誰かの心を動かすということ
前回のnoteにて、「なにわ男子」、特に大橋和也さんに心奪われてしまったという話を書いた。
改めて思うのは、
誰かの心を動かすことができるというのは、本当に凄いこと
だということだ。
アイドルに限った話ではなく、映画やドラマを見て感動したり、お笑い番組を見て元気が出たり、小説や漫画を読んでなんだか救われたような気になったり、音楽を聴いて気分が明るくなったりということは、誰しも経験があると思う。
それって、本当に凄いことだと心から思う。
私は、クリエイティブな仕事をしているわけでもない一般人中の一般人だが、それでも、自分が表現したことで他の人の心を動かすことができたと感じた瞬間が、今までの人生で何回かあった。
私は大学生の頃、学生オーケストラに所属し管楽器を担当していた。
近隣の小学校で地域の人向けのカジュアルなコンサートのようなことを毎年やらせてもらっており、プログラムの中で「楽器紹介」をするのが定例だった。
その年はパートメンバーの中でたまたま私がこの「楽器紹介」を担当し、紹介ののちに軽く一曲を演奏した。
コンサートが終わったのち、客席から当時の私の父くらいの年齢の男性が近づいてきて、声をかけてくれた。
「君の演奏している楽器は、なんていう名前なんだっけ?」
私が答えると、その男性は、ふぅんと頷いたのち、にこにこと笑って言った。
君の楽器の音、とってもいい音だね。
すごく心に沁みたよ。
僕は、涙が出そうになった。
この言葉に、私は大きな衝撃を受けた。
ありがとうございます!と慌ててお礼の言葉を繰り返しながらも、こちらのほうが涙がこみ上げてきて、目頭が熱くなった。
私の演奏は、少なくとも一人の人の心を確実に動かすことができたんだ。
このことが、言葉にならないほどうれしかった。
それまでは、ソロなどを担当する時も気が進まず、目立つのやだなぁとか、とにかく間違えないように吹かなきゃ、というどこか後ろ向きな気持ちでいたように思う。
しかし、この出来事から、自分の中でやや意識が変わった。
演奏を会場のお客さんに楽しんで聴いてもらいたい、いい音を届けたい、そのためにはこんな練習をしよう、というような、前向きな姿勢に変わっていった。
本番にも、少しは強くなったと思う(多分)。
もちろん私はプロではないし、所属していたオケだって別にアマチュア強豪団体でもなんでもなかったから、だからなんなんだ、という話に過ぎないといえば過ぎない。

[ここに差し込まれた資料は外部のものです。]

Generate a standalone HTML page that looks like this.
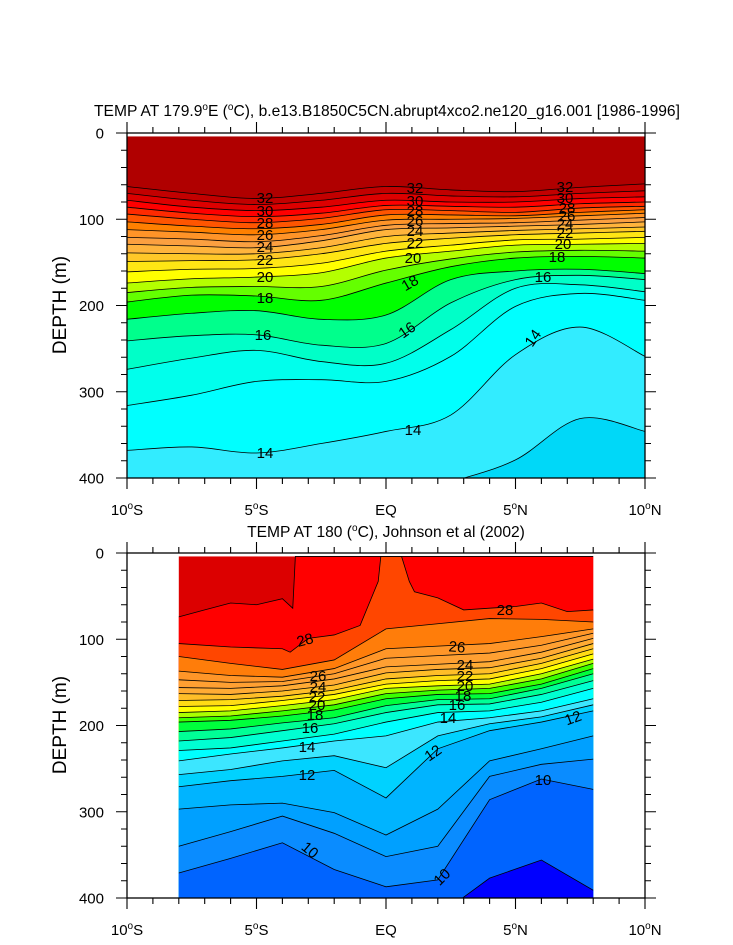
<!DOCTYPE html>
<html><head><meta charset="utf-8"><style>
html,body{margin:0;padding:0;background:#fff;}
svg{display:block;font-family:"Liberation Sans",Arial,sans-serif;}
</style></head><body>
<svg id="fig" width="733" height="945" viewBox="0 0 733 945" xmlns="http://www.w3.org/2000/svg">
<defs>
<clipPath id="clipTop"><rect x="127" y="133" width="518" height="345"/></clipPath>
<clipPath id="clipBot"><rect x="127" y="553" width="518" height="345"/></clipPath>
</defs>
<g id="topFill" clip-path="url(#clipTop)"></g>
<g id="botFill" clip-path="url(#clipBot)"></g>
<g id="topLabels" font-size="15" text-anchor="middle"></g>
<g id="botLabels" font-size="15" text-anchor="middle"></g>
<g id="axes"></g>
<text x="387" y="116" font-size="15.6" text-anchor="middle">TEMP AT 179.9<tspan dy="-6" font-size="10">o</tspan><tspan dy="6">E (</tspan><tspan dy="-6" font-size="10">o</tspan><tspan dy="6">C), b.e13.B1850C5CN.abrupt4xco2.ne120_g16.001 [1986-1996]</tspan></text>
<text x="386" y="537" font-size="15.6" text-anchor="middle">TEMP AT 180 (<tspan dy="-6" font-size="10">o</tspan><tspan dy="6">C), Johnson et al (2002)</tspan></text>
<text transform="translate(66,305) rotate(-90)" font-size="19" text-anchor="middle">DEPTH (m)</text>
<text transform="translate(66,725) rotate(-90)" font-size="19" text-anchor="middle">DEPTH (m)</text>
</svg>
<script>
// ---------- top panel (model) data ----------
const topLats = [-10, -7.5, -5, -2.5, 0, 2.5, 5, 7.5, 10];
const topLevels = [32, 31, 30, 29, 28, 27, 26, 25, 24, 23, 22, 21, 20, 19, 18, 17, 16, 15.5, 15, 14, 13];
const top32 = [62, 70, 76, 70, 62, 66, 68, 63, 59];
const top31 = [70, 78, 83, 78, 70, 73, 74, 70, 67];
const top30 = [78, 86, 90, 86, 78, 80, 80, 76, 74];
const top29 = [86, 93, 97, 93, 84, 85, 86, 82, 80];
const top28 = [94, 100, 104, 99, 89, 90, 92, 87, 85];
const top27 = [103, 108, 111, 106, 95, 95, 96, 92, 89];
const top26 = [112, 115, 118, 112, 101, 100, 99, 96, 93];
const top25 = [121, 123, 126, 119, 107, 105, 104, 101, 98];
const top24 = [129, 131, 133, 125, 112, 110, 108, 106, 103];
const top23 = [139, 140, 140, 133, 120, 116, 113, 111, 109];
const top22 = [149, 148, 147, 140, 128, 122, 118, 116, 114];
const top21 = [161, 158, 157, 151, 137, 130, 124, 123, 121];
const top20 = [174, 169, 167, 162, 145, 137, 130, 129, 128];
const top19 = [185, 179, 178, 178, 159, 146, 138, 136, 137];
const top18 = [196, 188, 189, 194, 174, 155, 145, 143, 145];
const top17 = [216, 209, 206, 216, 211, 170, 160, 158, 163];
const top16 = [241, 235, 234, 246, 244, 197, 170, 165, 170];
const top155 = [274, 261, 252, 265, 267, 228, 180, 176, 184];
const top15 = [316, 304, 288, 286, 288, 259, 201, 186, 194];
const top14 = [368, 364, 371, 360, 346, 327, 257, 225, 259];
const top13 = [430, 430, 430, 430, 430, 405, 379, 331, 346];
const topDepths = [top32, top31, top30, top29, top28, top27, top26, top25, top24, top23, top22, top21, top20, top19, top18, top17, top16, top155, top15, top14, top13];
const topColors = ['#b00000','#c20000','#dd0000','#ff0000','#ff2a00','#ff5500','#ff8000','#ff9428','#fba040','#ffb43c','#ffc828','#ffe614','#ffff00','#b4ff00','#64ff00','#00ff00','#00ff8c','#00ffc8','#00ffec','#00ffff','#32ecff','#00d8f8'];

// ---------- bottom panel (observations) data ----------
const botLats = [-8, -6, -4, -2, 0, 2, 4, 6, 8];
const bot29Lats = [-8, -7, -6, -5, -4, -3.6, -3.5, 8];
const bot29 = [74, 66, 58, 60, 53, 64, 0, 0];
const bot28Lats = [-8, -6, -4, -3.7, -3, -2, -1, -0.3, -0.2, 0.6, 0.9, 1.1, 2, 3, 4, 5, 6, 7, 8];
const bot28 = [105, 109, 111, 115, 99, 95, 84, 33, 0, 0, 33, 45, 52, 66, 64, 62, 58, 68, 66];
const botLevels = [27, 26, 25, 24, 23, 22, 21, 20, 19, 18, 17, 16, 15, 14, 13, 12, 11, 10.5, 10, 9];
const bot27 = [120, 128, 135, 124, 88, 82, 76, 77, 80];
const bot26 = [137, 142, 144, 134, 111, 108, 105, 97, 88];
const bot25 = [147, 150, 149, 140, 122, 119, 116, 107, 93];
const bot24 = [156, 157, 154, 146, 132, 129, 126, 115, 99];
const bot23 = [163, 164, 160, 153, 139, 135, 133, 122, 105];
const bot22 = [171, 170, 166, 159, 146, 142, 140, 128, 111];
const bot21 = [178, 177, 171, 164, 152, 148, 146, 134, 117];
const bot20 = [185, 183, 177, 170, 157, 154, 152, 140, 123];
const bot19 = [191, 189, 183, 176, 163, 159, 157, 146, 128];
const bot18 = [196, 194, 189, 182, 169, 164, 163, 152, 134];
const bot17 = [207, 204, 197, 191, 177, 170, 169, 157, 140];
const bot16 = [218, 214, 206, 198, 185, 176, 175, 164, 148];
const bot15 = [229, 226, 218, 210, 196, 185, 183, 173, 157];
const bot14 = [241, 233, 226, 218, 212, 196, 191, 183, 169];
const bot13 = [257, 251, 241, 235, 249, 212, 198, 190, 176];
const bot12 = [271, 264, 259, 252, 284, 227, 206, 196, 183];
const bot11 = [297, 292, 290, 301, 327, 297, 241, 227, 212];
const bot105 = [340, 323, 305, 325, 352, 340, 259, 245, 239];
const bot10 = [371, 354, 336, 367, 387, 379, 286, 262, 274];
const bot9 = [421, 421, 421, 421, 421, 421, 377, 356, 391];
const botDepths = [bot27, bot26, bot25, bot24, bot23, bot22, bot21, bot20, bot19, bot18, bot17, bot16, bot15, bot14, bot13, bot12, bot11, bot105, bot10, bot9];
const botColors = ['#dc0000','#ff0000','#ff4600','#ff7d0a','#ff9628','#ffa032','#ffab34','#ffbe28','#ffdc14','#ffff00','#aaff00','#3cff00','#00ff3c','#00ff96','#00ffd2','#00ffff','#3ce6ff','#00d2ff','#00b4ff','#00a0ff','#0a8cff','#0064ff','#0000ff'];

// ---------- axis functions ----------
function xScale(lat){ return 127 + (lat + 10) / 20 * 518; }
function yTop(d){ return 133 + d / 400 * 345; }
function yBot(d){ return 553 + d / 400 * 345; }
const NS = 'http://www.w3.org/2000/svg';

function smoothPath(pts, start){
  let s = (start ? 'M' : 'L') + pts[0][0].toFixed(2) + ',' + pts[0][1].toFixed(2);
  for (let i = 0; i < pts.length - 1; i++){
    const p0 = pts[Math.max(0, i - 1)], p1 = pts[i], p2 = pts[i + 1], p3 = pts[Math.min(pts.length - 1, i + 2)];
    const c1x = p1[0] + (p2[0] - p0[0]) / 6, c1y = p1[1] + (p2[1] - p0[1]) / 6;
    const c2x = p2[0] - (p3[0] - p1[0]) / 6, c2y = p2[1] - (p3[1] - p1[1]) / 6;
    s += 'C' + c1x.toFixed(2) + ',' + c1y.toFixed(2) + ' ' + c2x.toFixed(2) + ',' + c2y.toFixed(2) + ' ' + p2[0].toFixed(2) + ',' + p2[1].toFixed(2);
  }
  return s;
}
function linePath(pts, start){
  return pts.map((p, i) => (i === 0 && start ? 'M' : 'L') + p[0].toFixed(2) + ',' + p[1].toFixed(2)).join('');
}

function drawPanel(g, lineSets, colors, yFn, x0, x1, smooth, name){
  const gen = smooth ? smoothPath : linePath;
  const yTopEdge = yFn(4), yBottom = yFn(400) + 2;
  const base = document.createElementNS(NS, 'rect');
  base.setAttribute('x', x0); base.setAttribute('y', yTopEdge);
  base.setAttribute('width', x1 - x0); base.setAttribute('height', yBottom - yTopEdge);
  base.setAttribute('fill', colors[0]);
  
  
  g.appendChild(base);
  lineSets.forEach((ls, i) => {
    const pts = ls.lats.map((la, k) => [xScale(la), Math.max(yTopEdge, yFn(ls.depths[k]))]);
    const d = gen(pts, true) + 'L' + pts[pts.length - 1][0] + ',' + yBottom + 'L' + pts[0][0] + ',' + yBottom + 'Z';
    const band = document.createElementNS(NS, 'path');
    band.setAttribute('d', d);
    band.setAttribute('fill', colors[i + 1]);
    
    
    g.appendChild(band);
  });
  lineSets.forEach((ls) => {
    const pts = ls.lats.map((la, k) => [xScale(la), Math.max(yTopEdge, yFn(ls.depths[k]))]);
    const ln = document.createElementNS(NS, 'path');
    ln.setAttribute('d', gen(pts, true));
    ln.setAttribute('fill', 'none');
    ln.setAttribute('stroke', '#000');
    ln.setAttribute('stroke-width', '0.8');
    
    
    g.appendChild(ln);
  });
}

const topSets = topDepths.map((d, i) => ({lats: topLats, depths: d, level: topLevels[i]}));
drawPanel(document.getElementById('topFill'), topSets, topColors, yTop, 127, 645, true, 'model');

const botSets = [{lats: bot29Lats, depths: bot29, level: 29}, {lats: bot28Lats, depths: bot28, level: 28}]
  .concat(botDepths.map((d, i) => ({lats: botLats, depths: d, level: botLevels[i]})));
drawPanel(document.getElementById('botFill'), botSets, botColors, yBot, xScale(-8), xScale(8), false, 'observed');

// ---------- contour labels (placement only) ----------
function addLabel(g, txt, x, y, rot, name){
  const t = document.createElementNS(NS, 'text');
  t.setAttribute('x', x); t.setAttribute('y', y + 5);
  if (rot) t.setAttribute('transform', 'rotate(' + rot + ' ' + x + ' ' + y + ')');
  t.textContent = txt;
  
  
  g.appendChild(t);
}
const tl = document.getElementById('topLabels');
[['32',265,198,0],['30',265,211,0],['28',265,223,0],['26',265,235,0],['24',265,247,0],['22',265,260,0],['20',265,277,0],['18',265,298,0],
 ['32',415,188,0],['30',415,201,0],['28',415,211,0],['26',415,221,0],['24',415,231,0],['22',415,243,0],['20',413,258,0],['18',410,283,-30],
 ['32',565,187,0],['30',565,198,0],['28',567,208,0],['26',567,216,0],['24',565,224,0],['22',565,233,0],['20',563,244,0],['18',557,257,0],['16',543,277,0],
 ['16',263,335,0],['16',407,330,-35],['14',533,338,-55],['14',413,430,0],['14',265,453,0]
].forEach(l => addLabel(tl, l[0], l[1], l[2], l[3], 'model-contour-label-' + l[0]));
const bl = document.getElementById('botLabels');
[['28',305,640,-15],['28',505,610,0],['26',457,647,5],['26',318,676,0],['24',318,687,0],['22',317,697,0],['20',317,705,0],['18',315,715,0],['16',310,728,0],
 ['24',465,665,0],['22',465,676,0],['20',465,686,0],['18',463,696,0],['16',457,705,0],['14',448,718,0],['12',573,718,-20],
 ['14',307,747,0],['12',307,775,0],['12',433,753,-35],['10',543,780,0],['10',310,850,40],['10',442,877,-45]
].forEach(l => addLabel(bl, l[0], l[1], l[2], l[3], 'observed-contour-label-' + l[0]));

// ---------- axes ----------
const ax = document.getElementById('axes');
function el(tag, attrs, name){
  const e = document.createElementNS(NS, tag);
  for (const k in attrs) e.setAttribute(k, attrs[k]);
  
  
  ax.appendChild(e);
  return e;
}
const xTickLabels = ['10', '5', 'EQ', '5', '10'];
const xTickHemis = ['S', 'S', '', 'N', 'N'];
const xTickVals = [-10, -5, 0, 5, 10];
const yTickVals = [0, 100, 200, 300, 400];
[[133, yTop, 'top'], [553, yBot, 'bottom']].forEach(([y0, yFn, nm]) => {
  const y1 = y0 + 345;
  el('rect', {x: 127, y: y0, width: 518, height: 345, fill: 'none', stroke: '#000', 'stroke-width': 1.3}, nm + '-plot-frame');
  let d = '';
  for (let lat = -10; lat <= 10; lat++){
    const x = xScale(lat), L = (lat % 5 === 0) ? 11 : 6;
    d += 'M' + x + ',' + y1 + 'v' + L + 'M' + x + ',' + y0 + 'v' + (-L);
  }
  for (let dep = 0; dep <= 400; dep += 20){
    const y = yFn(dep), L = (dep % 100 === 0) ? 11 : 6;
    d += 'M127,' + y + 'h' + (-L) + 'M645,' + y + 'h' + L;
  }
  el('path', {d: d, stroke: '#000', 'stroke-width': 1.1, fill: 'none'}, nm + '-tick-marks');
  yTickVals.forEach(v => {
    const t = el('text', {x: 104, y: yFn(v) + 5.5, 'font-size': 15, 'text-anchor': 'end'}, nm + '-y-tick-label');
    t.textContent = String(v);
  });
  xTickVals.forEach((v, i) => {
    const t = el('text', {x: xScale(v), y: y1 + 37, 'font-size': 15, 'text-anchor': 'middle'}, nm + '-x-tick-label');
    if (xTickHemis[i]){
      t.innerHTML = xTickLabels[i] + '<tspan dy="-6" font-size="10">o</tspan><tspan dy="6">' + xTickHemis[i] + '</tspan>';
    } else {
      t.textContent = xTickLabels[i];
    }
  });
});
</script>
</body></html>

それでも、私の中ではとても大きな出来事だった。
社会人になってからは楽器の演奏からは離れてしまっているのだが、この時の喜びは今でも忘れられない。ここ半年くらいは楽器を引っ張り出してきて、たまに吹いてみたりしている。ぜひ、本格的に再開したいものである。
また、ここ数年、私は趣味で小説のようなものを書いている。
小説といっても二次創作なので、あまり大々的に語れるものではないのだが、某サイトにて恐る恐る書いたものを公開していると、「いいね」をつけてくれたり、感想のコメントを送ってくださる方がたまにいらっしゃる。
(二次創作とはいえ)私の書いた物語を読んでくれて、少しでも「面白い」と感じてくれた人がこの世にいるんだと考えると、なんだか夢みたいだなぁと、心からうれしい気分になる。
私なりの表現をして、もしそれがたとえ一人でも誰かの心を動かすことができたのならば、それは胸を張って誇りに思ってよいことなんだと、そんなことを考える。
何万人、何十万人の人の心を動かすことができる表現者の人たちというのは、本当に、本当に、気が遠くなるほど、凄い。